16. Hence, from the above it is amply clear that the explanation invoked by the authorities below is not applicable on the facts of this case. Even for argument sake, we consider the view that there are two views possible, we are of the considered opinion that the view in favour of assessee is on an overwhelming higher side. In this view of the matter, as expounded by the Hon’ble Court’s Constitution bench in the case of Dilip Gandhi (supra), if two views are possible in a statutory tax provisions, the one in favour of the assessee should be adopted. Accordingly, in the background of the aforesaid discussion and precedent, we are of the considered opinion that the order of the ld. CIT(A) is not sustainable. Accordingly, we set aside the order of the ld. CIT(A) and decide the issue in favour of the assessee.
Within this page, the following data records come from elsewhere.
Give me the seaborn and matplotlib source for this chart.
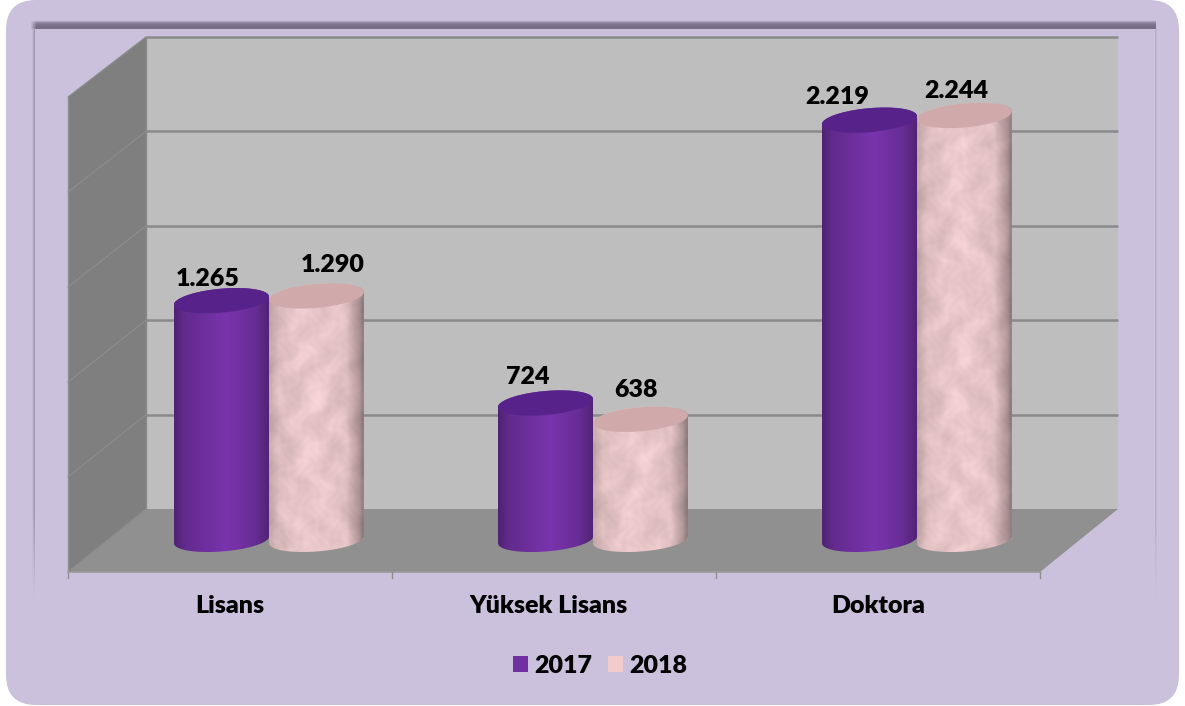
import numpy as np
import pandas as pd
import seaborn as sns
import matplotlib
matplotlib.use("Agg")
import matplotlib.pyplot as plt
from matplotlib.patches import FancyBboxPatch, PathPatch, Polygon
from matplotlib.path import Path
from matplotlib.transforms import Affine2D

# data
categories = ["Lisans", "Yüksek Lisans", "Doktora"]
years = ["2017", "2018"]
values_2017 = [1265, 724, 2219]
values_2018 = [1290, 638, 2244]
grid_values = [0, 500, 1000, 1500, 2000, 2500]

W, H = 1185, 706
LILAC = "#CBC1DC"

df = pd.DataFrame({
    "birim": categories * 2,
    "yil": [years[0]] * 3 + [years[1]] * 3,
    "sayi": values_2017 + values_2018,
})

sns.set_theme(style="white")
plt.rcParams["font.family"] = ["Lato", "DejaVu Sans"]

TEXT_SIZE = 18
TEXT_WEIGHT = "heavy"

fig = plt.figure(figsize=(W / 100, H / 100), dpi=100, facecolor="white")


def pixel_axes(zorder):
    a = fig.add_axes([0, 0, 1, 1], zorder=zorder)
    a.set_xlim(0, W)
    a.set_ylim(H, 0)
    a.axis("off")
    a.patch.set_alpha(0)
    return a


# background panel, walls and floor
bg = pixel_axes(0)
bg.add_patch(FancyBboxPatch((36, 30), 1113, 645, boxstyle="round,pad=30,rounding_size=30",
                            fc=LILAC, ec="none", zorder=0.5))


def shadow(a, extent, alpha):
    # soft dark strip, alpha is a 2D table stretched over the strip
    alpha = np.atleast_2d(alpha)
    arr = np.zeros(alpha.shape + (4,))
    arr[..., :3] = np.array([0.30, 0.26, 0.36])
    arr[..., 3] = alpha
    a.imshow(arr, extent=extent, aspect="auto", interpolation="bilinear", zorder=1)


top_alpha = np.array([0, 0.2, 0.38, 0.5, 0.58, 0.62, 0.64, 0.66, 0.66, 0.66])[:, None]
shadow(bg, (37, 1156, 29, 20), top_alpha)
shadow(bg, (30, 37, 29, 20), top_alpha * np.linspace(0, 1, 6)[None, :])

fade = np.concatenate([np.ones(40), np.linspace(1, 0, 8)])[:, None]
shadow(bg, (31, 35, 606, 29), fade * np.array([[0, 0.06, 0.18, 0.34]]))
shadow(bg, (1155, 1158, 606, 29), fade * np.array([[0.16, 0.08, 0]]))

BACK_Y0, BACK_Y1 = 509, 37
back_y = lambda v: BACK_Y0 + (BACK_Y1 - BACK_Y0) * v / grid_values[-1]

bg.add_patch(Polygon([(146, 37), (1118, 37), (1118, 509), (146, 509)], fc="#BEBEBE", ec="none", zorder=2))
bg.add_patch(Polygon([(68, 97), (146, 37), (146, 509), (68, 572)], fc="#7F7F7F", ec="none", zorder=2))
bg.add_patch(Polygon([(146, 509), (1118, 509), (1040, 572), (68, 572)], fc="#909090", ec="none", zorder=2))

for v in grid_values:
    y = back_y(v)
    if v > 0:
        bg.plot([146, 1118], [y, y], color="#8A8A8A", lw=1.8, zorder=3, solid_capstyle="butt")
    side_dy = 63 - 3 * v / grid_values[-1]
    bg.plot([146, 68], [y, y + side_dy], color="#8C8C8C", lw=0.9, zorder=3)

bg.plot([146, 146], [37, 509], color="#8A8A8A", lw=1.0, zorder=3)
bg.plot([68, 68], [97, 578], color="#8E8E8E", lw=1.0, zorder=3)
bg.plot([68, 1040], [572, 572], color="#9A9A9A", lw=1.2, zorder=3)
for x in [392, 716, 1040]:
    bg.plot([x, x], [572, 578], color="#8E8E8E", lw=1.0, zorder=3)

# the chart itself, on the plane that runs through the cylinders
ax = fig.add_axes([107 / W, (H - 540) / H, 972 / W, 473 / H], zorder=2)
ax.patch.set_alpha(0)
sns.barplot(data=df, x="birim", y="sayi", hue="yil", hue_order=years,
            palette=["#7030A0", "#F2CCCC"], saturation=1, width=0.586,
            order=categories, ax=ax, linewidth=0)
ax.set_xlim(-0.5, 2.5)
ax.set_ylim(grid_values[0], grid_values[-1])
ax.set_xlabel("")
ax.set_ylabel("")
ax.set_yticks([])
ax.tick_params(axis="x", length=0, pad=0, labelsize=TEXT_SIZE)
sns.despine(ax=ax, left=True, bottom=True)

# category labels sit on the front edge of the floor
for lab, dx in zip(ax.get_xticklabels(), [-39, -45, -39]):
    lab.set_fontweight(TEXT_WEIGHT)
    lab.set_color("black")
    lab.set_transform(lab.get_transform() + Affine2D().translate(dx, -55))

sns.move_legend(ax, "center", bbox_to_anchor=(600 / W, 1 - 666 / H), bbox_transform=fig.transFigure,
                ncol=2, frameon=False, title=None, fontsize=TEXT_SIZE, handlelength=0.6, handleheight=0.6,
                handletextpad=0.28, columnspacing=0.6, borderpad=0, borderaxespad=0)
for t in ax.get_legend().get_texts():
    t.set_color("black")
    t.set_fontweight(TEXT_WEIGHT)

# cylinders are built from the bars seaborn placed
fx = pixel_axes(3)


def ellipse_pts(cx, cy, a, b, k, t):
    return np.column_stack([cx + a * np.cos(t), cy + b * np.sin(t) - k * np.cos(t)])


def marble(xx, yy, seed):
    n = np.sin(xx * 0.15 + 3 * np.sin(yy * 0.031 + seed) + 1.2 * np.sin(yy * 0.14))
    n += 0.7 * np.sin(yy * 0.12 + 2.5 * np.sin(xx * 0.07 + seed) + np.sin(xx * 0.21))
    n += 0.6 * np.sin(xx * 0.43 + 2 * np.sin(yy * 0.23 + seed * 2)) * np.sin(yy * 0.31 + 2 * np.sin(xx * 0.19))
    return n / 2.3


n_cat = len(categories)
for i, bar in enumerate(ax.patches[:2 * n_cat]):
    x0, y_base = ax.transData.transform((bar.get_x(), 0))
    x1, y_top = ax.transData.transform((bar.get_x() + bar.get_width(), bar.get_height()))
    y_base, y_top = H - y_base, H - y_top
    cx, a = (x0 + x1) / 2, (x1 - x0) / 2
    purple = i < n_cat

    low = ellipse_pts(cx, y_base, a, 11.5, 3.5, np.linspace(np.pi, 0, 60))
    up = ellipse_pts(cx, y_top, a, 12, 4, np.linspace(0, -np.pi, 60))
    outline = np.vstack([low, up, low[:1]])
    body = PathPatch(Path(outline, closed=True), fc="none", ec="none", zorder=i * 3 + 1)
    fx.add_patch(body)
    bar.set_clip_path(body)

    w_px, h_px = int(x1 - x0) + 2, int(y_base - y_top) + 34
    xx, yy = np.meshgrid(np.arange(w_px), np.arange(h_px))
    u = xx / (w_px - 1)
    if purple:
        shade = np.interp(u, [0, 0.12, 0.55, 0.85, 1], [0.66, 0.82, 1.0, 0.86, 0.68])
        base = np.array([0.475, 0.205, 0.68])
        img = base[None, None, :] * shade[..., None]
    else:
        shade = np.interp(u, [0, 0.1, 0.5, 0.82, 0.95, 1], [0.82, 0.94, 1.0, 0.94, 0.74, 0.6])
        m = marble(xx, yy, i)
        base = np.array([0.93, 0.795, 0.80])
        img = base[None, None, :] * (shade * (1 + 0.06 * m))[..., None]
    extent = (x0, x1, y_base + 16, y_top - 18)
    im = fx.imshow(np.clip(img, 0, 1), extent=extent, aspect="auto", zorder=i * 3 + 1)
    im.set_clip_path(body)

    t = np.linspace(0, 2 * np.pi, 90)
    top_fc = "#57238A" if purple else "#D0A9AB"
    fx.add_patch(Polygon(ellipse_pts(cx, y_top, a, 12, 4, t), fc=top_fc, ec="none", zorder=i * 3 + 2))

fx.set_xlim(0, W)
fx.set_ylim(H, 0)

# value labels, nudged where the original has them
label_dx = [-14, -18, -32, 16, -4, -8]
label_dy = [22, 26, 23, 31, 29, 24]
for bar, val, dx, dy in zip(ax.patches, values_2017 + values_2018, label_dx, label_dy):
    ax.annotate(f"{val:,}".replace(",", "."), (bar.get_x() + bar.get_width() / 2, val),
                xytext=(dx, dy), textcoords="offset pixels", ha="center", va="center",
                fontsize=TEXT_SIZE, fontweight=TEXT_WEIGHT, color="black", annotation_clip=False, zorder=10)

fig.savefig("out.png", dpi=100, facecolor="white")
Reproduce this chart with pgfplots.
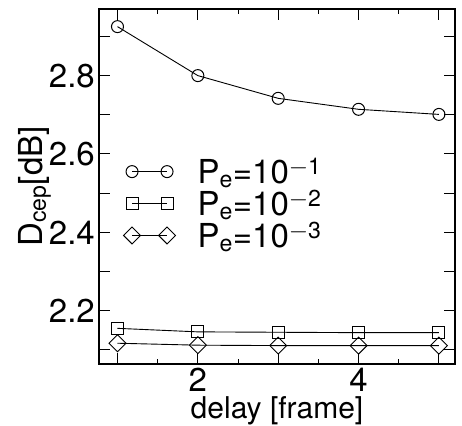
\documentclass[border=0pt]{standalone}
\usepackage{fontspec}
\setmainfont{TeX Gyre Heros}
\usepackage{pgfplots}
\pgfplotsset{compat=1.18}

\begin{document}
\begin{tikzpicture}[font=\fontsize{33}{38}\selectfont]
\begin{axis}[
name=a,
scale only axis,width=356pt,height=355pt,
xmin=0.77,xmax=5.2,ymin=2.064,ymax=2.97,
xtick={1,2,3,4,5},xticklabels={,2,,4,},
minor xtick={1.5,2.5,3.5,4.5},
ytick={2.1,2.2,...,2.9},yticklabels={,2.2,,2.4,,2.6,,2.8,},
tick align=inside,major tick length=11pt,minor tick length=5pt,
tick style={black,line width=1pt},
axis line style={line width=1.2pt},
/pgf/number format/assume math mode=true,
xticklabel style={anchor=base,yshift=-28pt,inner sep=0pt},
yticklabel style={anchor=east,xshift=-4pt,inner sep=0pt},
xlabel={delay [frame]},ylabel={D\textsubscript{cep}[dB]},
xlabel style={at={(axis description cs:0.5,0)},anchor=base,yshift=-55pt,inner sep=0pt,
  font=\fontsize{30}{36}\selectfont},
ylabel style={at={(axis description cs:-0.160,0.5)},anchor=base,inner sep=0pt},
every axis plot/.append style={black,line width=0.9pt,mark options={fill=white,line width=1pt}},
legend image code/.code={\draw[mark repeat=1,mark phase=1] plot coordinates {(0pt,0pt)(35pt,0pt)};},
legend style={at={(rel axis cs:0.06,0.586)},anchor=north west,draw=none,fill=none,
  row sep=5pt,column sep=22pt,font=\fontsize{33}{38}\selectfont,
  nodes={inner sep=0pt}},
legend cell align=left,
]
\addplot[mark=o,mark size=6pt] coordinates {(1,2.925)(2,2.800)(3,2.742)(4,2.714)(5,2.701)};
\addplot[mark=square,mark size=6pt] coordinates {(1,2.155)(2,2.146)(3,2.145)(4,2.144)(5,2.144)};
\addplot[mark=square,mark size=6pt,mark options={rotate=45}] coordinates {(1,2.117)(2,2.112)(3,2.111)(4,2.111)(5,2.111)};
\legend{P\textsubscript{e}=10\textsuperscript{$-$1},P\textsubscript{e}=10\textsuperscript{$-$2},P\textsubscript{e}=10\textsuperscript{$-$3}}
\end{axis}
\pgfresetboundingbox
\path ([shift={(-99pt,-62pt)}]a.south west) rectangle ([shift={(7pt,9pt)}]a.north east);
\end{tikzpicture}
\end{document}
Apropos issue of interest u/s.234C

17. On this issue, the ld. Counsel of the assessee has been submitted that interest is leviable on returned income and not on assessed income. That this submission was made but not considered by the ld. CIT(A). Upon careful consideration we find that this issue is consequential, the A.O. shall consider the same as per law.

18. In the result, the appeal filed by the assessee is partly allowed.